When Ainsley was a baby and would cry in the night, I would usually offer to take her so my wife could sleep.  I would go downstairs to our couch and lay her on my chest, where she would almost always settle down very quickly.  I would listen to and feel her deep, calming breaths as we both fell asleep.  I offered to help not only for my wife, but also for me.  It felt so good to hold her.  At that moment nothing else mattered.  This is how I have felt the last few months — nothing else mattered.  Nothing else could compare.

Tomorrow Ainsley starts kindergarten.  She’s so excited and so ready but, selfishly, I’m not totally prepared to let her go.  Everybody talks about time moving so fast, and man, it really does.  I would love to be woken up tonight — just tonight — to find a crying baby needing to be nestled on my chest.  Instead, she will excitedly wake me in the morning.  My wife and I will walk her to school for the first time, new backpack and lunchbox in tow.  I will remember to pay close attention to her expressions and actions until the first bell rings, and we have to leave her so she can start her own new adventure.  I don’t mean to be overly sappy, as I realize she is only starting kindergarten, but it is another step in what is a long staircase of simultaneously exciting and depressing (at least to me) events in our children’s lives.  I admit there is a part of me that doesn’t want my kids to grow up.

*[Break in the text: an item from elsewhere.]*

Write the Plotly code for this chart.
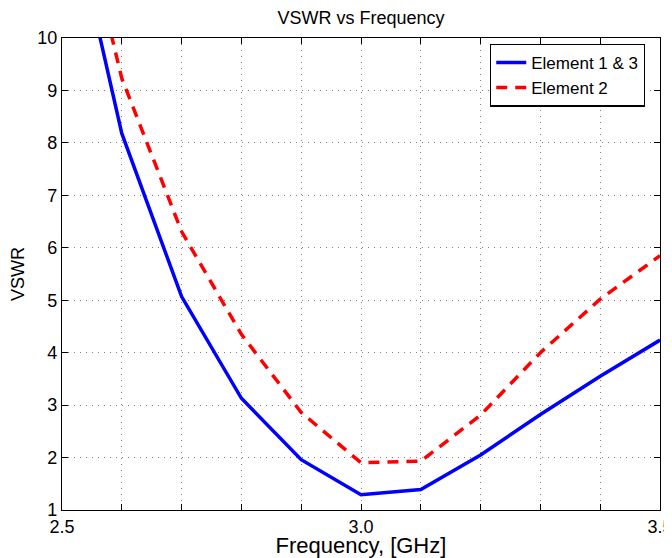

I am eternally grateful for the experience I’ve had over the past six months, and look forward to so many more great times to come with both of my children.  The future will never be quite like the past, but that doesn’t mean it can’t be equally good — or maybe even better.  Although she’s very young, I think Ainsley will retain at least a few faint, fond memories of our recent time together.  I know I will never forget.